Productivity & Process Improvement

Inside Kubernetes: how it powers modern applications

The system that organizes containers started as a bet inside Google.

Interestingly, the name Kubernetes comes from ancient Greek and means “helmsman.” It’s no coincidence: the original goal was to build a system capable of steering applications through complex environments. Back in 2013, a small group of Google engineers decided to turn years of internal infrastructure experience into something open to the market. 

The idea was to bring the ability to run systems at scale to any company moving into the cloud, while also positioning Google in a space AWS already dominated. The result was an open source project that quickly became the industry standard. Today, Kubernetes is an orchestration layer for operations that have outgrown the basics.

How Kubernetes works

To understand its role, picture an environment with dozens of services running at the same time. Each one in a container, each with its own purpose, and without coordination it can turn into chaos. Kubernetes was designed to solve that with a cluster-based architecture: a group of machines that work as a single unit. At the center, the control plane makes decisions about where each container should run, when to scale, and when to replace a faulty instance. The nodes are where containers actually execute.

In practice, this enables things that would be hard to maintain manually. An e-commerce application, for example, might see traffic spikes on specific dates. Kubernetes can detect the surge and spin up new instances automatically to absorb demand. When volume drops, it scales resources back down to avoid unnecessary cost.

If a container fails, another takes its place with no human intervention. If traffic increases, load balancing distributes requests across instances. All of this happens while the team focuses on the product instead of babysitting the infrastructure. 

There are other systems and even managed cloud services that play an identical or similar role, but we’ll cover those another time.

Best practices make the difference

Running Kubernetes in production takes real knowledge and careful analysis. Without that, there’s no way to predict and shape how the operation will behave under pressure. One of the first practices is working with well-defined limits and requests. Every container needs to know how much CPU and memory it can use. Without that, a single service can consume too many resources and drag down the rest of the system.

Another core practice is separating environments (whether you use Kubernetes or not). Development, staging, and production need to be isolated, each with its own configuration. That prevents experimental changes from reaching end users before they have gone through proper testing in a controlled environment.

Monitoring is also non-negotiable. Metrics, logs, and alerts need to be integrated from day one. In a distributed environment, understanding what is happening in near real time changes how decisions get made.

How updates are rolled out also shifts the level of stability. Strategies like rolling updates allow applications to be updated without bringing the system down. Mechanisms such as health checks ensure that only healthy instances receive traffic, avoiding downtime.

For a streaming service, that means updating services without interrupting the user experience. For a fintech, it means keeping transactions running even during internal changes.

Kubernetes and microservices

Kubernetes also fits naturally with microservices. Instead of a single application, everything is broken into smaller, independent services. One service handles authentication, another handles payments, another handles the catalog. Each runs in its own container.

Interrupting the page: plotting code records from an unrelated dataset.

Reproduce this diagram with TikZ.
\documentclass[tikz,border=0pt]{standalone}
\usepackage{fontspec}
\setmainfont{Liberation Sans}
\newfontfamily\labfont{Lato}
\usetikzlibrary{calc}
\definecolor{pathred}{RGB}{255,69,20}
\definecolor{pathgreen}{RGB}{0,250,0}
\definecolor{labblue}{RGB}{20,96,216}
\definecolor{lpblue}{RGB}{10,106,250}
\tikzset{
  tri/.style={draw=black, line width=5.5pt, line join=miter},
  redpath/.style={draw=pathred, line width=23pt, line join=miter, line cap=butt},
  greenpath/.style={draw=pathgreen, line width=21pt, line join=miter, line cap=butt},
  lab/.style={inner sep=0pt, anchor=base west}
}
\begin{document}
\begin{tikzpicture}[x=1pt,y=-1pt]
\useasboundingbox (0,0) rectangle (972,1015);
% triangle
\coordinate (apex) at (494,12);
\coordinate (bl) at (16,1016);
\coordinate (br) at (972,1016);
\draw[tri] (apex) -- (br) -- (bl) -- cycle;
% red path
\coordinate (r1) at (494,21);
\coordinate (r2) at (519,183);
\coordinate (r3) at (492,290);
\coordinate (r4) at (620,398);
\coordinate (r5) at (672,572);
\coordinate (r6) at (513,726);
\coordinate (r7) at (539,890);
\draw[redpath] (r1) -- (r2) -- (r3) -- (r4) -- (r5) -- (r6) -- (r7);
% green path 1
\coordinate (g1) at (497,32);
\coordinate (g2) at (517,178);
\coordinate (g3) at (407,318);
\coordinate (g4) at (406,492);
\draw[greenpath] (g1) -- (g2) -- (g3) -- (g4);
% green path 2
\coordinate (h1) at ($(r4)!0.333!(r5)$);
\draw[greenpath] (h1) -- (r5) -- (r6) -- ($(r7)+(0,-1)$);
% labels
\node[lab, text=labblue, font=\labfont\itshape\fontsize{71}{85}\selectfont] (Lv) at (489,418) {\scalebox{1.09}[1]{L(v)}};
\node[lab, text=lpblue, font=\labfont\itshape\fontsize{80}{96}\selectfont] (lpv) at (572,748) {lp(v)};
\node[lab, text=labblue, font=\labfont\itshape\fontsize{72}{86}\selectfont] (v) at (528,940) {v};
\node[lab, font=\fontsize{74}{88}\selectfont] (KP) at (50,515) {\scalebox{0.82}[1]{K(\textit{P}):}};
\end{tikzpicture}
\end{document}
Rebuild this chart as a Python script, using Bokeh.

Without a coordination layer, that architecture becomes hard to maintain. With Kubernetes, each service can scale independently. If the payments module gets more requests, only it grows. That improves performance and resource use, accelerates product evolution, and lets teams update specific parts of the system without touching the rest.

In practice, a delivery platform can scale just the orders service during peak hours, keeping the others steady. That kind of granularity changes how systems are operated.

Kubernetes and Docker: who does what

People often confuse Kubernetes and Docker. It is understandable because they work together, but they do not do the same thing. Docker is responsible for packaging the application into a container. It makes sure everything the application needs to run is bundled inside.

Kubernetes comes after. It takes those containers and decides which node to run them on, how many pods to keep active, when to replace a container, and how to distribute load. A useful analogy: Docker prepares the “package.” Kubernetes organizes delivery at scale. In a small environment, Docker alone can be enough. In an environment with hundreds of containers, Kubernetes is essential.

Putting it together

Gartner estimates that around 90% of organizations worldwide will run containerized applications by 2027. That puts Kubernetes at the center of cloud and modernization initiatives. It does not solve every problem, and it demands technical maturity to operate well. The upside: when implemented well, it changes the level of predictability, scale, and stability of the operation. In the end, it is about making sure infrastructure keeps up with the pace of the business without holding growth back.